> **Brief**: Leave out the pictures; transcribe all else exactly.

> **Data**:
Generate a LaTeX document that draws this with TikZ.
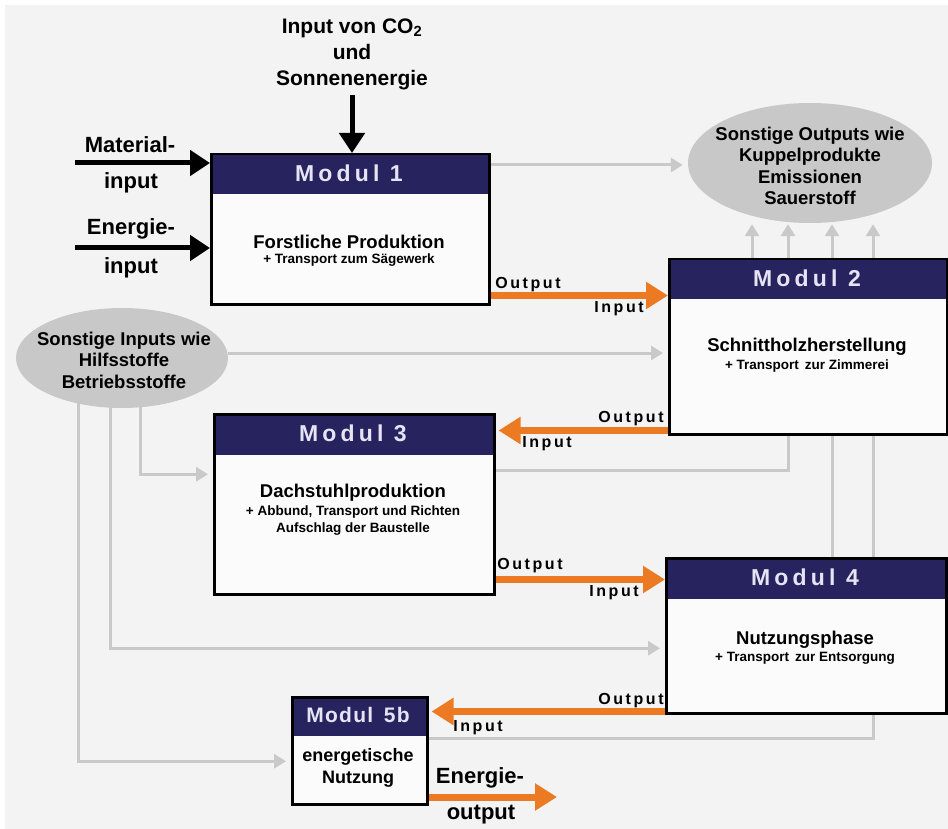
\documentclass[tikz,border=0pt]{standalone}
\usepackage{fontspec}
\setmainfont{Liberation Sans}
\usetikzlibrary{arrows.meta,shapes.geometric,calc}
\definecolor{bgc}{HTML}{F3F3F3}
\definecolor{boxfill}{HTML}{FBFBFB}
\definecolor{navy}{HTML}{27235E}
\definecolor{hdtext}{HTML}{E6E4F4}
\definecolor{flow}{HTML}{EC7A23}
\definecolor{aux}{HTML}{C9C9C9}
\definecolor{blobfill}{HTML}{C8C8C8}
\pgfdeclarelayer{canvas}
\pgfdeclarelayer{back}
\pgfsetlayers{canvas,back,main}
\begin{document}
\begin{tikzpicture}[x=1pt,y=-1pt,
  box/.style={draw=black,line width=2.5pt,fill=boxfill,inner sep=0pt,anchor=north west,
    path picture={\fill[navy] (path picture bounding box.north west) rectangle ([yshift=-#1]path picture bounding box.north east);}},
  htext/.style={text=hdtext,inner sep=0pt,font=\bfseries\fontsize{23}{23}\selectfont\addfontfeature{LetterSpace=18}},
  body/.style={inner sep=0pt,font=\bfseries\fontsize{18.5}{22}\selectfont,align=center},
  subtext/.style={inner sep=0pt,font=\bfseries\fontsize{13.5}{17}\selectfont,align=center},
  lbl/.style={inner sep=0pt,font=\bfseries\fontsize{22}{26}\selectfont,align=center},
  flowlbl/.style={inner sep=0pt,anchor=base,font=\bfseries\fontsize{16}{16}\selectfont\addfontfeature{LetterSpace=16}},
  blob/.style={ellipse,fill=blobfill,inner sep=0pt},
  blobtext/.style={inner sep=0pt,align=center,font=\bfseries\fontsize{18.5}{21.5}\selectfont},
  inarrow/.style={line width=5pt,-{Triangle[length=20pt,width=25pt]}},
  flowarrow/.style={draw=flow,line width=7pt,-{Triangle[length=22pt,width=26pt]}},
  auxarrow/.style={draw=aux,line width=3pt,-{Triangle[length=12pt,width=14pt]},shorten >=5pt}
]
% canvas
\useasboundingbox (0,0) rectangle (948,829);
\begin{pgfonlayer}{canvas}
\fill[white] (0,0) rectangle (948,829);
\fill[bgc] (5,5) rectangle (948,829);
\end{pgfonlayer}

% module boxes
\node[box=40pt,minimum width=278pt,minimum height=150pt] (m1) at (210,153) {};
\node[box=40pt,minimum width=278pt,minimum height=175pt] (m2) at (668,258) {};
\node[box=41pt,minimum width=280pt,minimum height=180pt] (m3) at (213,413) {};
\node[box=41pt,minimum width=280pt,minimum height=155pt] (m4) at (665,557) {};
\node[box=39pt,minimum width=135pt,minimum height=107pt] (m5) at (291,696) {};

% headers
\node[htext] (m1h) at (349,173) {Modul 1};
\node[htext] (m2h) at (807,278) {Modul 2};
\node[htext] (m3h) at (353,433) {Modul 3};
\node[htext] (m4h) at (805,577) {Modul 4};
\node[htext,font=\bfseries\fontsize{21}{21}\selectfont\addfontfeature{LetterSpace=6}] (m5h) at (358,715) {Modul\, 5b};

% module contents
\node[body] (m1b) at (349,242) {Forstliche Produktion};
\node[subtext] (m1s) at (349,260) {+ Transport zum Sägewerk};
\node[body] (m2b) at (807,347) {Schnittholzherstellung};
\node[subtext] (m2s) at (807,366) {+ Transport\, zur Zimmerei};
\node[body] (m3b) at (353,493) {Dachstuhlproduktion};
\node[subtext] (m3s) at (353,521) {+ Abbund, Transport und Richten\\Aufschlag der Baustelle};
\node[body] (m4b) at (805,640) {Nutzungsphase};
\node[subtext] (m4s) at (805,658) {+ Transport\, zur Entsorgung};
\node[body,font=\bfseries\fontsize{18}{22}\selectfont] (m5b) at (358,768) {energetische\\Nutzung};

% side ellipses
\node[blob,minimum width=244pt,minimum height=120pt] (out) at (810,163) {};
\node[blobtext] (outt) at (810,166) {Sonstige Outputs wie\\Kuppelprodukte\\Emissionen\\Sauerstoff};
\node[blob,minimum width=212pt,minimum height=100pt] (inp) at (122,358) {};
\node[blobtext] (inpt) at (124,360) {Sonstige Inputs wie\\Hilfsstoffe\\Betriebsstoffe};

% external inputs of module 1
\coordinate (matsrc) at (75,163);
\coordinate (ensrc) at (75,248);
\coordinate (co2src) at (352,95);
\draw[inarrow] (matsrc) -- (matsrc -| m1.west);
\draw[inarrow] (ensrc) -- (ensrc -| m1.west);
\draw[inarrow] (co2src) -- (co2src |- m1.north);
\node[lbl] (matl1) at (130,145) {Material-};
\node[lbl] (matl2) at (131,183) {input};
\node[lbl] (enl1) at (131,229) {Energie-};
\node[lbl] (enl2) at (131,268) {input};
\node[lbl,font=\bfseries\fontsize{21}{26}\selectfont] (co2l) at (352,54) {Input von CO\textsubscript{2}\\und\\Sonnenenergie};

% main product flow
\draw[flowarrow] ([yshift=10pt]m1.south east) -- ([yshift=10pt]m1.south east -| m2.west);
\draw[flowarrow,shorten >=3pt] ([yshift=5pt]m2.south west) -- ([yshift=5pt]m2.south west -| m3.east);
\draw[flowarrow] ([yshift=16pt]m3.south east) -- ([yshift=16pt]m3.south east -| m4.west);
\draw[flowarrow,shorten >=3pt] ([yshift=3pt]m4.south west) -- ([yshift=3pt]m4.south west -| m5.east);
\coordinate (eout) at (557,797);
\draw[flowarrow] (m5.east |- eout) -- (eout);

\node[flowlbl] (o12) at (528,288) {Output};
\node[flowlbl] (i12) at (619,312) {Input};
\node[flowlbl] (o23) at (631,422) {Output};
\node[flowlbl] (i23) at (547,447) {Input};
\node[flowlbl] (o34) at (530,569) {Output};
\node[flowlbl] (i34) at (614,596) {Input};
\node[flowlbl] (o45) at (631,704) {Output};
\node[flowlbl] (i45) at (478,731) {Input};
\node[lbl] (eol1) at (480,778) {Energie-};
\node[lbl] (eol2) at (481,815) {output};

% auxiliary flows, behind boxes and ellipses
\coordinate (c1) at (752,0);
\coordinate (c2) at (788,0);
\coordinate (c3) at (832,0);
\coordinate (c4) at (873,0);
\coordinate (d1) at (140,0);
\coordinate (d2) at (110,0);
\coordinate (d3) at (78,0);
\begin{pgfonlayer}{back}
\draw[auxarrow] ([yshift=-12pt]m1.north east) -- ([yshift=-12pt]m1.north east -| out.west);
\draw[auxarrow,shorten >=1pt] (m2.north -| c1) -- (out.south -| c1);
\draw[auxarrow,shorten >=1pt] ([yshift=-57pt]m3.north east) -| (out.south -| c2);
\draw[auxarrow,shorten >=1pt] (m4.north -| c3) -- (out.south -| c3);
\draw[auxarrow,shorten >=1pt] ([yshift=-42pt]m5.north east) -| (out.south -| c4);
\draw[auxarrow] ([yshift=5pt]inp.east) -- ([yshift=5pt]inp.east -| m2.west);
\draw[auxarrow] (inp.center -| d1) |- ([yshift=30pt]m3.west);
\draw[auxarrow] (inp.center -| d2) |- ([yshift=-12.5pt]m4.west);
\draw[auxarrow] (inp.center -| d3) |- ([yshift=-10.5pt]m5.west);
\end{pgfonlayer}
\end{tikzpicture}
\end{document}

> **Exercise answer**:
Generate a LaTeX document that draws this with TikZ.
\documentclass[tikz,border=0pt]{standalone}
\usepackage{fontspec}
\setmainfont{Liberation Sans}
\usetikzlibrary{arrows.meta,shapes.geometric,calc}
\definecolor{bgc}{HTML}{F3F3F3}
\definecolor{boxfill}{HTML}{FBFBFB}
\definecolor{navy}{HTML}{27235E}
\definecolor{hdtext}{HTML}{E6E4F4}
\definecolor{flow}{HTML}{EC7A23}
\definecolor{aux}{HTML}{C9C9C9}
\definecolor{blobfill}{HTML}{C8C8C8}
\pgfdeclarelayer{canvas}
\pgfdeclarelayer{back}
\pgfsetlayers{canvas,back,main}
\begin{document}
\begin{tikzpicture}[x=1pt,y=-1pt,
  box/.style={draw=black,line width=2.5pt,fill=boxfill,inner sep=0pt,anchor=north west,
    path picture={\fill[navy] (path picture bounding box.north west) rectangle ([yshift=-#1]path picture bounding box.north east);}},
  htext/.style={text=hdtext,inner sep=0pt,font=\bfseries\fontsize{23}{23}\selectfont\addfontfeature{LetterSpace=18}},
  body/.style={inner sep=0pt,font=\bfseries\fontsize{18.5}{22}\selectfont,align=center},
  subtext/.style={inner sep=0pt,font=\bfseries\fontsize{13.5}{17}\selectfont,align=center},
  lbl/.style={inner sep=0pt,font=\bfseries\fontsize{22}{26}\selectfont,align=center},
  flowlbl/.style={inner sep=0pt,anchor=base,font=\bfseries\fontsize{16}{16}\selectfont\addfontfeature{LetterSpace=16}},
  blob/.style={ellipse,fill=blobfill,inner sep=0pt},
  blobtext/.style={inner sep=0pt,align=center,font=\bfseries\fontsize{18.5}{21.5}\selectfont},
  inarrow/.style={line width=5pt,-{Triangle[length=20pt,width=25pt]}},
  flowarrow/.style={draw=flow,line width=7pt,-{Triangle[length=22pt,width=26pt]}},
  auxarrow/.style={draw=aux,line width=3pt,-{Triangle[length=12pt,width=14pt]},shorten >=5pt}
]
% canvas
\useasboundingbox (0,0) rectangle (948,829);
\begin{pgfonlayer}{canvas}
\fill[white] (0,0) rectangle (948,829);
\fill[bgc] (5,5) rectangle (948,829);
\end{pgfonlayer}

% module boxes
\node[box=40pt,minimum width=278pt,minimum height=150pt] (m1) at (210,153) {};
\node[box=40pt,minimum width=278pt,minimum height=175pt] (m2) at (668,258) {};
\node[box=41pt,minimum width=280pt,minimum height=180pt] (m3) at (213,413) {};
\node[box=41pt,minimum width=280pt,minimum height=155pt] (m4) at (665,557) {};
\node[box=39pt,minimum width=135pt,minimum height=107pt] (m5) at (291,696) {};

% headers
\node[htext] (m1h) at (349,173) {Modul 1};
\node[htext] (m2h) at (807,278) {Modul 2};
\node[htext] (m3h) at (353,433) {Modul 3};
\node[htext] (m4h) at (805,577) {Modul 4};
\node[htext,font=\bfseries\fontsize{21}{21}\selectfont\addfontfeature{LetterSpace=6}] (m5h) at (358,715) {Modul\, 5b};

% module contents
\node[body] (m1b) at (349,242) {Forstliche Produktion};
\node[subtext] (m1s) at (349,260) {+ Transport zum Sägewerk};
\node[body] (m2b) at (807,347) {Schnittholzherstellung};
\node[subtext] (m2s) at (807,366) {+ Transport\, zur Zimmerei};
\node[body] (m3b) at (353,493) {Dachstuhlproduktion};
\node[subtext] (m3s) at (353,521) {+ Abbund, Transport und Richten\\Aufschlag der Baustelle};
\node[body] (m4b) at (805,640) {Nutzungsphase};
\node[subtext] (m4s) at (805,658) {+ Transport\, zur Entsorgung};
\node[body,font=\bfseries\fontsize{18}{22}\selectfont] (m5b) at (358,768) {energetische\\Nutzung};

% side ellipses
\node[blob,minimum width=244pt,minimum height=120pt] (out) at (810,163) {};
\node[blobtext] (outt) at (810,166) {Sonstige Outputs wie\\Kuppelprodukte\\Emissionen\\Sauerstoff};
\node[blob,minimum width=212pt,minimum height=100pt] (inp) at (122,358) {};
\node[blobtext] (inpt) at (124,360) {Sonstige Inputs wie\\Hilfsstoffe\\Betriebsstoffe};

% external inputs of module 1
\coordinate (matsrc) at (75,163);
\coordinate (ensrc) at (75,248);
\coordinate (co2src) at (352,95);
\draw[inarrow] (matsrc) -- (matsrc -| m1.west);
\draw[inarrow] (ensrc) -- (ensrc -| m1.west);
\draw[inarrow] (co2src) -- (co2src |- m1.north);
\node[lbl] (matl1) at (130,145) {Material-};
\node[lbl] (matl2) at (131,183) {input};
\node[lbl] (enl1) at (131,229) {Energie-};
\node[lbl] (enl2) at (131,268) {input};
\node[lbl,font=\bfseries\fontsize{21}{26}\selectfont] (co2l) at (352,54) {Input von CO\textsubscript{2}\\und\\Sonnenenergie};

% main product flow
\draw[flowarrow] ([yshift=10pt]m1.south east) -- ([yshift=10pt]m1.south east -| m2.west);
\draw[flowarrow,shorten >=3pt] ([yshift=5pt]m2.south west) -- ([yshift=5pt]m2.south west -| m3.east);
\draw[flowarrow] ([yshift=16pt]m3.south east) -- ([yshift=16pt]m3.south east -| m4.west);
\draw[flowarrow,shorten >=3pt] ([yshift=3pt]m4.south west) -- ([yshift=3pt]m4.south west -| m5.east);
\coordinate (eout) at (557,797);
\draw[flowarrow] (m5.east |- eout) -- (eout);

\node[flowlbl] (o12) at (528,288) {Output};
\node[flowlbl] (i12) at (619,312) {Input};
\node[flowlbl] (o23) at (631,422) {Output};
\node[flowlbl] (i23) at (547,447) {Input};
\node[flowlbl] (o34) at (530,569) {Output};
\node[flowlbl] (i34) at (614,596) {Input};
\node[flowlbl] (o45) at (631,704) {Output};
\node[flowlbl] (i45) at (478,731) {Input};
\node[lbl] (eol1) at (480,778) {Energie-};
\node[lbl] (eol2) at (481,815) {output};

% auxiliary flows, behind boxes and ellipses
\coordinate (c1) at (752,0);
\coordinate (c2) at (788,0);
\coordinate (c3) at (832,0);
\coordinate (c4) at (873,0);
\coordinate (d1) at (140,0);
\coordinate (d2) at (110,0);
\coordinate (d3) at (78,0);
\begin{pgfonlayer}{back}
\draw[auxarrow] ([yshift=-12pt]m1.north east) -- ([yshift=-12pt]m1.north east -| out.west);
\draw[auxarrow,shorten >=1pt] (m2.north -| c1) -- (out.south -| c1);
\draw[auxarrow,shorten >=1pt] ([yshift=-57pt]m3.north east) -| (out.south -| c2);
\draw[auxarrow,shorten >=1pt] (m4.north -| c3) -- (out.south -| c3);
\draw[auxarrow,shorten >=1pt] ([yshift=-42pt]m5.north east) -| (out.south -| c4);
\draw[auxarrow] ([yshift=5pt]inp.east) -- ([yshift=5pt]inp.east -| m2.west);
\draw[auxarrow] (inp.center -| d1) |- ([yshift=30pt]m3.west);
\draw[auxarrow] (inp.center -| d2) |- ([yshift=-12.5pt]m4.west);
\draw[auxarrow] (inp.center -| d3) |- ([yshift=-10.5pt]m5.west);
\end{pgfonlayer}
\end{tikzpicture}
\end{document}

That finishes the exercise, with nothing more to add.